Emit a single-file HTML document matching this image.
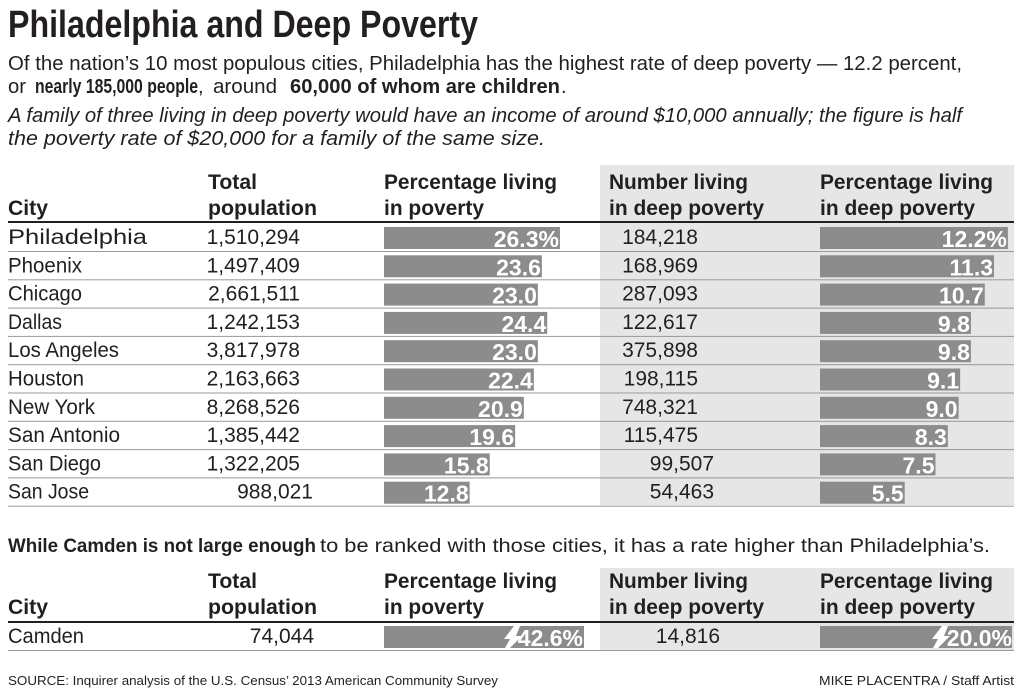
<!DOCTYPE html>
<html><head><meta charset="utf-8"><style>
html,body{margin:0;padding:0;background:#fff;}
svg{display:block;}
text{font-family:"Liberation Sans",sans-serif;fill:#231f20;}
.b{font-weight:bold;}
.h{font-weight:bold;font-size:21px;}
.c{font-size:21px;}
.v{font-weight:bold;font-size:23px;fill:#fff;text-anchor:end;}
</style></head><body>
<svg width="1024" height="697" viewBox="0 0 1024 697" xmlns="http://www.w3.org/2000/svg">
<rect width="1024" height="697" fill="#fff"/>
<text x="8" y="37" class="b" font-size="38" textLength="470" lengthAdjust="spacingAndGlyphs">Philadelphia and Deep Poverty</text>
<text x="8" y="70" font-size="20" textLength="954" lengthAdjust="spacingAndGlyphs">Of the nation’s 10 most populous cities, Philadelphia has the highest rate of deep poverty — 12.2 percent,</text>
<text x="8" y="93" font-size="20" textLength="18" lengthAdjust="spacingAndGlyphs">or</text>
<text x="35" y="93" font-size="20" class="b" textLength="163" lengthAdjust="spacingAndGlyphs">nearly 185,000 people</text>
<text x="198" y="93" font-size="20">,</text>
<text x="213" y="93" font-size="20" textLength="64" lengthAdjust="spacingAndGlyphs">around</text>
<text x="290" y="93" font-size="20" class="b" textLength="270" lengthAdjust="spacingAndGlyphs">60,000 of whom are children</text>
<text x="561" y="93" font-size="20">.</text>
<text x="8" y="122" font-size="20" font-style="italic" textLength="954" lengthAdjust="spacingAndGlyphs">A family of three living in deep poverty would have an income of around $10,000 annually; the figure is half</text>
<text x="8" y="145" font-size="20" font-style="italic" textLength="537" lengthAdjust="spacingAndGlyphs">the poverty rate of $20,000 for a family of the same size.</text>

<rect x="600" y="165" width="414" height="340" fill="#e6e6e7"/>
<text x="208" y="189" class="h" textLength="49" lengthAdjust="spacingAndGlyphs">Total</text>
<text x="8" y="215" class="h" textLength="40" lengthAdjust="spacingAndGlyphs">City</text>
<text x="208" y="215" class="h" textLength="109" lengthAdjust="spacingAndGlyphs">population</text>
<text x="384" y="189" class="h" textLength="173" lengthAdjust="spacingAndGlyphs">Percentage living</text>
<text x="384" y="215" class="h" textLength="100" lengthAdjust="spacingAndGlyphs">in poverty</text>
<text x="609" y="189" class="h" textLength="139" lengthAdjust="spacingAndGlyphs">Number living</text>
<text x="609" y="215" class="h" textLength="155" lengthAdjust="spacingAndGlyphs">in deep poverty</text>
<text x="820" y="189" class="h" textLength="173" lengthAdjust="spacingAndGlyphs">Percentage living</text>
<text x="820" y="215" class="h" textLength="155" lengthAdjust="spacingAndGlyphs">in deep poverty</text>
<rect x="8" y="221" width="1006" height="2" fill="#231f20"/>

<g id="rows"></g>

<text x="8" y="552" font-size="19.5" class="b" textLength="308" lengthAdjust="spacingAndGlyphs">While Camden is not large enough</text>
<text x="320" y="552" font-size="19.5" textLength="670" lengthAdjust="spacingAndGlyphs">to be ranked with those cities, it has a rate higher than Philadelphia’s.</text>
<rect x="600" y="568" width="414" height="82" fill="#e6e6e7"/>
<text x="208" y="588" class="h" textLength="49" lengthAdjust="spacingAndGlyphs">Total</text>
<text x="8" y="614" class="h" textLength="40" lengthAdjust="spacingAndGlyphs">City</text>
<text x="208" y="614" class="h" textLength="109" lengthAdjust="spacingAndGlyphs">population</text>
<text x="384" y="588" class="h" textLength="173" lengthAdjust="spacingAndGlyphs">Percentage living</text>
<text x="384" y="614" class="h" textLength="100" lengthAdjust="spacingAndGlyphs">in poverty</text>
<text x="609" y="588" class="h" textLength="139" lengthAdjust="spacingAndGlyphs">Number living</text>
<text x="609" y="614" class="h" textLength="155" lengthAdjust="spacingAndGlyphs">in deep poverty</text>
<text x="820" y="588" class="h" textLength="173" lengthAdjust="spacingAndGlyphs">Percentage living</text>
<text x="820" y="614" class="h" textLength="155" lengthAdjust="spacingAndGlyphs">in deep poverty</text>
<rect x="8" y="621" width="1006" height="2" fill="#231f20"/>
<text x="8" y="643" class="c" textLength="76" lengthAdjust="spacingAndGlyphs">Camden</text>
<text x="314" y="643" class="c" text-anchor="end">74,044</text>
<rect x="384" y="626" width="200" height="22" fill="#8c8c8c"/>
<polygon points="514,626 520,626 516,636 522,636 510,648 505,648 510,639 504,639" fill="#fff"/>
<text x="583" y="646" class="v">42.6%</text>
<text x="720" y="643" class="c" text-anchor="end">14,816</text>
<rect x="820" y="626" width="192" height="22" fill="#8c8c8c"/>
<polygon points="942,626 948,626 944,636 950,636 938,648 933,648 938,639 932,639" fill="#fff"/>
<text x="1012" y="646" class="v">20.0%</text>
<rect x="8" y="650" width="1006" height="1" fill="#999"/>

<text x="8" y="685" font-size="13" textLength="490" lengthAdjust="spacingAndGlyphs">SOURCE: Inquirer analysis of the U.S. Census’ 2013 American Community Survey</text>
<text x="819" y="685" font-size="13" textLength="195" lengthAdjust="spacingAndGlyphs">MIKE PLACENTRA / Staff Artist</text>
</svg>
<script>
var d=[["Philadelphia","1,510,294",26.3,"26.3%","184,218",12.2,"12.2%",139],
["Phoenix","1,497,409",23.6,"23.6","168,969",11.3,"11.3",74],
["Chicago","2,661,511",23.0,"23.0","287,093",10.7,"10.7",74],
["Dallas","1,242,153",24.4,"24.4","122,617",9.8,"9.8",54],
["Los Angeles","3,817,978",23.0,"23.0","375,898",9.8,"9.8",111],
["Houston","2,163,663",22.4,"22.4","198,115",9.1,"9.1",76],
["New York","8,268,526",20.9,"20.9","748,321",9.0,"9.0",87],
["San Antonio","1,385,442",19.6,"19.6","115,475",8.3,"8.3",112],
["San Diego","1,322,205",15.8,"15.8","99,507",7.5,"7.5",93],
["San Jose","988,021",12.8,"12.8","54,463",5.5,"5.5",81]];
var g=document.getElementById("rows"),s="";
d.forEach(function(r,i){
 var t=223+28.3*i,b=t+21;
 var pe=384+r[2]*6.69,de=820+r[5]*15.4;
 var px=r[1].length>7?300:313, dx=r[4].length>6?698:714;
 s+='<text x="8" y="'+b+'" class="c" textLength="'+r[7]+'" lengthAdjust="spacingAndGlyphs">'+r[0]+'</text>';
 s+='<text x="'+px+'" y="'+b+'" class="c" text-anchor="end">'+r[1]+'</text>';
 s+='<rect x="384" y="'+(t+4)+'" width="'+(pe-384)+'" height="22" fill="#8c8c8c"/>';
 s+='<text x="'+(pe-1)+'" y="'+(t+24)+'" class="v">'+r[3]+'</text>';
 s+='<text x="'+dx+'" y="'+b+'" class="c" text-anchor="end">'+r[4]+'</text>';
 s+='<rect x="820" y="'+(t+4)+'" width="'+(de-820)+'" height="22" fill="#8c8c8c"/>';
 s+='<text x="'+(de-1)+'" y="'+(t+24)+'" class="v">'+r[6]+'</text>';
 s+='<rect x="8" y="'+(t+28)+'" width="1006" height="1" fill="#999"/>';
});
g.innerHTML=s;
</script>
</body></html>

*PROBLEM DESCRIPTION*: Copy out every line of the data that includes "document".

*WRITTEN SOLUTION*:
Emit a single-file HTML document matching this image.
var g=document.getElementById("rows"),s="";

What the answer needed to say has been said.